## Begin

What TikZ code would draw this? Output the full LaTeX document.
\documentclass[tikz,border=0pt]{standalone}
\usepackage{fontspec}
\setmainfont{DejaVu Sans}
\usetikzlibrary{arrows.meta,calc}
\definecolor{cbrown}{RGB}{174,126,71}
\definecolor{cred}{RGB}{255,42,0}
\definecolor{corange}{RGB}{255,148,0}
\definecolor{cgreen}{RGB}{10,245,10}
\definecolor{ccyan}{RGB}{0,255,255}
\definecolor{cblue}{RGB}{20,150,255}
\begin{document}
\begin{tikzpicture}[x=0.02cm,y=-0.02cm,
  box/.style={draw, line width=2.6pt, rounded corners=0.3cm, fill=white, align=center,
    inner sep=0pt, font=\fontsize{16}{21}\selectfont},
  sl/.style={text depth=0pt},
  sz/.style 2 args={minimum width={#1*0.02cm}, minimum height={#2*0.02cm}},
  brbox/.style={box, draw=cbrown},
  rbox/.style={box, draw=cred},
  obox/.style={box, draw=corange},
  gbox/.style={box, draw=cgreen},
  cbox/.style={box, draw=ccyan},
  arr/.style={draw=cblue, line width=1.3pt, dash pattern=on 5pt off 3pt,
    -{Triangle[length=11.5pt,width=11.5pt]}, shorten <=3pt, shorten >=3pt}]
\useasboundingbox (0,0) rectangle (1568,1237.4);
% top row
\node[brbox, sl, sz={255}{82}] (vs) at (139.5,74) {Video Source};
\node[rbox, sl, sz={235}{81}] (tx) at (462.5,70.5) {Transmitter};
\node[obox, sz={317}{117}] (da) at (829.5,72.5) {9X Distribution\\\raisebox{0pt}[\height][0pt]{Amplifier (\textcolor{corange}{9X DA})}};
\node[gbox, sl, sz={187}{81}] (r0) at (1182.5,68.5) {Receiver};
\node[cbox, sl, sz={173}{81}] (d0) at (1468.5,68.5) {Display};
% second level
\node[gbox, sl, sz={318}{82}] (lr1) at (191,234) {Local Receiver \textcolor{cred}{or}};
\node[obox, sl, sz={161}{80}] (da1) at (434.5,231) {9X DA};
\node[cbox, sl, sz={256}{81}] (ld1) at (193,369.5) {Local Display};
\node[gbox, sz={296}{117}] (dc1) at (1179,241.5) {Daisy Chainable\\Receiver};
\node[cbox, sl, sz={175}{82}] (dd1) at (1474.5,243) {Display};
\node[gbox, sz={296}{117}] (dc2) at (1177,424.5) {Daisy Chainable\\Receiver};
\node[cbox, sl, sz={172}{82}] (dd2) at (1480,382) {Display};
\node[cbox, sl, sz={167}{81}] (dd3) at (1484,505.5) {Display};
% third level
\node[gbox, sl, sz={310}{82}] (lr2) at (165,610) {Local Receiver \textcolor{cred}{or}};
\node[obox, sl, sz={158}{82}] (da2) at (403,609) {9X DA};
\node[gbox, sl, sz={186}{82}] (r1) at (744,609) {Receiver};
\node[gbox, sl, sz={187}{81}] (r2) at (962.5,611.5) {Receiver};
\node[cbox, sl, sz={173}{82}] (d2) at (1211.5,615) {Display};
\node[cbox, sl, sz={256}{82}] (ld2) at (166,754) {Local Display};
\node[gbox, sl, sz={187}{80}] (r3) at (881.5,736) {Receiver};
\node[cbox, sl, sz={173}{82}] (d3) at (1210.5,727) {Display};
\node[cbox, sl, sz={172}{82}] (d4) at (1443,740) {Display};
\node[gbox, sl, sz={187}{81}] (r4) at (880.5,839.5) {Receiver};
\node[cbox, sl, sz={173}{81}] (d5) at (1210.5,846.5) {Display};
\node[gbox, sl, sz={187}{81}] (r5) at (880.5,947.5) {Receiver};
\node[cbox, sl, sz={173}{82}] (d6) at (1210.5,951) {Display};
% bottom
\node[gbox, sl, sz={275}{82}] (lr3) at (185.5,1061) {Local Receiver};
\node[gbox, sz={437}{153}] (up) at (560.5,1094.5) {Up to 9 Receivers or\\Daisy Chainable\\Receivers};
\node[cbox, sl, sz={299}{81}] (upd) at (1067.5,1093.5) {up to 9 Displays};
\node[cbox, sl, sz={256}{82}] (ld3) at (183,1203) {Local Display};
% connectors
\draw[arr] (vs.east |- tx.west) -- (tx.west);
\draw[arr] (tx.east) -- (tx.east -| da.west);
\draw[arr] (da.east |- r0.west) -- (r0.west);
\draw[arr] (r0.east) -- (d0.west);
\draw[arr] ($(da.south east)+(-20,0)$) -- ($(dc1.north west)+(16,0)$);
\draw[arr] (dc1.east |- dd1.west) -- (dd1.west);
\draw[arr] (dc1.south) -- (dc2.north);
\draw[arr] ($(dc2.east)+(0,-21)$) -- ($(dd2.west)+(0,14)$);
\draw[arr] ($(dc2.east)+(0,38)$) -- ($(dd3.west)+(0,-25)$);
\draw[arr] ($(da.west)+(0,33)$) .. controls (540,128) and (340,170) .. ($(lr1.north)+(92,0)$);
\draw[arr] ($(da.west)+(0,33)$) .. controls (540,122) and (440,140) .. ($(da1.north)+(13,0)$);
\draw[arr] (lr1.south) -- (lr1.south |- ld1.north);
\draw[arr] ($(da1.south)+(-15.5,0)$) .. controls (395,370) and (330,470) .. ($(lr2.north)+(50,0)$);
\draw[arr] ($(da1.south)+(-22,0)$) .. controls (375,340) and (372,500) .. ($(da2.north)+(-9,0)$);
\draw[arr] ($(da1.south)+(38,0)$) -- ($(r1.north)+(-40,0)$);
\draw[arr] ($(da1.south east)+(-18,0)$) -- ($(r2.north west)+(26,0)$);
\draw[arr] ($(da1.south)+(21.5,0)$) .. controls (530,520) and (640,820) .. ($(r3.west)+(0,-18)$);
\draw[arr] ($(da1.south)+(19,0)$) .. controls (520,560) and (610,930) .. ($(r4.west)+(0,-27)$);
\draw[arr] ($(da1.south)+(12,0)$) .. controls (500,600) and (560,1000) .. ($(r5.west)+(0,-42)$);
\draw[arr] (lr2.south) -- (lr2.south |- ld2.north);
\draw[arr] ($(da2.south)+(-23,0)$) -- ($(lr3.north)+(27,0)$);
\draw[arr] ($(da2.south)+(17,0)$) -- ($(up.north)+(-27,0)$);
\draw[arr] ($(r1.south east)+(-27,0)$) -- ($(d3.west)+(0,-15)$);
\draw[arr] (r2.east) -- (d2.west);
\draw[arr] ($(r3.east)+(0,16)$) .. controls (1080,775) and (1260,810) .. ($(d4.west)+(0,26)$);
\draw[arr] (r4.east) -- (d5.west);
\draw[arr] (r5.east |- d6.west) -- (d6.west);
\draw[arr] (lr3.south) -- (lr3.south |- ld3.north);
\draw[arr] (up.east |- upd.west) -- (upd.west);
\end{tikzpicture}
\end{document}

## End

§ **JOB**: All of the material above needs to be copied exactly.

§ **REPLY TO THE TASK**:
What TikZ code would draw this? Output the full LaTeX document.
\documentclass[tikz,border=0pt]{standalone}
\usepackage{fontspec}
\setmainfont{DejaVu Sans}
\usetikzlibrary{arrows.meta,calc}
\definecolor{cbrown}{RGB}{174,126,71}
\definecolor{cred}{RGB}{255,42,0}
\definecolor{corange}{RGB}{255,148,0}
\definecolor{cgreen}{RGB}{10,245,10}
\definecolor{ccyan}{RGB}{0,255,255}
\definecolor{cblue}{RGB}{20,150,255}
\begin{document}
\begin{tikzpicture}[x=0.02cm,y=-0.02cm,
  box/.style={draw, line width=2.6pt, rounded corners=0.3cm, fill=white, align=center,
    inner sep=0pt, font=\fontsize{16}{21}\selectfont},
  sl/.style={text depth=0pt},
  sz/.style 2 args={minimum width={#1*0.02cm}, minimum height={#2*0.02cm}},
  brbox/.style={box, draw=cbrown},
  rbox/.style={box, draw=cred},
  obox/.style={box, draw=corange},
  gbox/.style={box, draw=cgreen},
  cbox/.style={box, draw=ccyan},
  arr/.style={draw=cblue, line width=1.3pt, dash pattern=on 5pt off 3pt,
    -{Triangle[length=11.5pt,width=11.5pt]}, shorten <=3pt, shorten >=3pt}]
\useasboundingbox (0,0) rectangle (1568,1237.4);
% top row
\node[brbox, sl, sz={255}{82}] (vs) at (139.5,74) {Video Source};
\node[rbox, sl, sz={235}{81}] (tx) at (462.5,70.5) {Transmitter};
\node[obox, sz={317}{117}] (da) at (829.5,72.5) {9X Distribution\\\raisebox{0pt}[\height][0pt]{Amplifier (\textcolor{corange}{9X DA})}};
\node[gbox, sl, sz={187}{81}] (r0) at (1182.5,68.5) {Receiver};
\node[cbox, sl, sz={173}{81}] (d0) at (1468.5,68.5) {Display};
% second level
\node[gbox, sl, sz={318}{82}] (lr1) at (191,234) {Local Receiver \textcolor{cred}{or}};
\node[obox, sl, sz={161}{80}] (da1) at (434.5,231) {9X DA};
\node[cbox, sl, sz={256}{81}] (ld1) at (193,369.5) {Local Display};
\node[gbox, sz={296}{117}] (dc1) at (1179,241.5) {Daisy Chainable\\Receiver};
\node[cbox, sl, sz={175}{82}] (dd1) at (1474.5,243) {Display};
\node[gbox, sz={296}{117}] (dc2) at (1177,424.5) {Daisy Chainable\\Receiver};
\node[cbox, sl, sz={172}{82}] (dd2) at (1480,382) {Display};
\node[cbox, sl, sz={167}{81}] (dd3) at (1484,505.5) {Display};
% third level
\node[gbox, sl, sz={310}{82}] (lr2) at (165,610) {Local Receiver \textcolor{cred}{or}};
\node[obox, sl, sz={158}{82}] (da2) at (403,609) {9X DA};
\node[gbox, sl, sz={186}{82}] (r1) at (744,609) {Receiver};
\node[gbox, sl, sz={187}{81}] (r2) at (962.5,611.5) {Receiver};
\node[cbox, sl, sz={173}{82}] (d2) at (1211.5,615) {Display};
\node[cbox, sl, sz={256}{82}] (ld2) at (166,754) {Local Display};
\node[gbox, sl, sz={187}{80}] (r3) at (881.5,736) {Receiver};
\node[cbox, sl, sz={173}{82}] (d3) at (1210.5,727) {Display};
\node[cbox, sl, sz={172}{82}] (d4) at (1443,740) {Display};
\node[gbox, sl, sz={187}{81}] (r4) at (880.5,839.5) {Receiver};
\node[cbox, sl, sz={173}{81}] (d5) at (1210.5,846.5) {Display};
\node[gbox, sl, sz={187}{81}] (r5) at (880.5,947.5) {Receiver};
\node[cbox, sl, sz={173}{82}] (d6) at (1210.5,951) {Display};
% bottom
\node[gbox, sl, sz={275}{82}] (lr3) at (185.5,1061) {Local Receiver};
\node[gbox, sz={437}{153}] (up) at (560.5,1094.5) {Up to 9 Receivers or\\Daisy Chainable\\Receivers};
\node[cbox, sl, sz={299}{81}] (upd) at (1067.5,1093.5) {up to 9 Displays};
\node[cbox, sl, sz={256}{82}] (ld3) at (183,1203) {Local Display};
% connectors
\draw[arr] (vs.east |- tx.west) -- (tx.west);
\draw[arr] (tx.east) -- (tx.east -| da.west);
\draw[arr] (da.east |- r0.west) -- (r0.west);
\draw[arr] (r0.east) -- (d0.west);
\draw[arr] ($(da.south east)+(-20,0)$) -- ($(dc1.north west)+(16,0)$);
\draw[arr] (dc1.east |- dd1.west) -- (dd1.west);
\draw[arr] (dc1.south) -- (dc2.north);
\draw[arr] ($(dc2.east)+(0,-21)$) -- ($(dd2.west)+(0,14)$);
\draw[arr] ($(dc2.east)+(0,38)$) -- ($(dd3.west)+(0,-25)$);
\draw[arr] ($(da.west)+(0,33)$) .. controls (540,128) and (340,170) .. ($(lr1.north)+(92,0)$);
\draw[arr] ($(da.west)+(0,33)$) .. controls (540,122) and (440,140) .. ($(da1.north)+(13,0)$);
\draw[arr] (lr1.south) -- (lr1.south |- ld1.north);
\draw[arr] ($(da1.south)+(-15.5,0)$) .. controls (395,370) and (330,470) .. ($(lr2.north)+(50,0)$);
\draw[arr] ($(da1.south)+(-22,0)$) .. controls (375,340) and (372,500) .. ($(da2.north)+(-9,0)$);
\draw[arr] ($(da1.south)+(38,0)$) -- ($(r1.north)+(-40,0)$);
\draw[arr] ($(da1.south east)+(-18,0)$) -- ($(r2.north west)+(26,0)$);
\draw[arr] ($(da1.south)+(21.5,0)$) .. controls (530,520) and (640,820) .. ($(r3.west)+(0,-18)$);
\draw[arr] ($(da1.south)+(19,0)$) .. controls (520,560) and (610,930) .. ($(r4.west)+(0,-27)$);
\draw[arr] ($(da1.south)+(12,0)$) .. controls (500,600) and (560,1000) .. ($(r5.west)+(0,-42)$);
\draw[arr] (lr2.south) -- (lr2.south |- ld2.north);
\draw[arr] ($(da2.south)+(-23,0)$) -- ($(lr3.north)+(27,0)$);
\draw[arr] ($(da2.south)+(17,0)$) -- ($(up.north)+(-27,0)$);
\draw[arr] ($(r1.south east)+(-27,0)$) -- ($(d3.west)+(0,-15)$);
\draw[arr] (r2.east) -- (d2.west);
\draw[arr] ($(r3.east)+(0,16)$) .. controls (1080,775) and (1260,810) .. ($(d4.west)+(0,26)$);
\draw[arr] (r4.east) -- (d5.west);
\draw[arr] (r5.east |- d6.west) -- (d6.west);
\draw[arr] (lr3.south) -- (lr3.south |- ld3.north);
\draw[arr] (up.east |- upd.west) -- (upd.west);
\end{tikzpicture}
\end{document}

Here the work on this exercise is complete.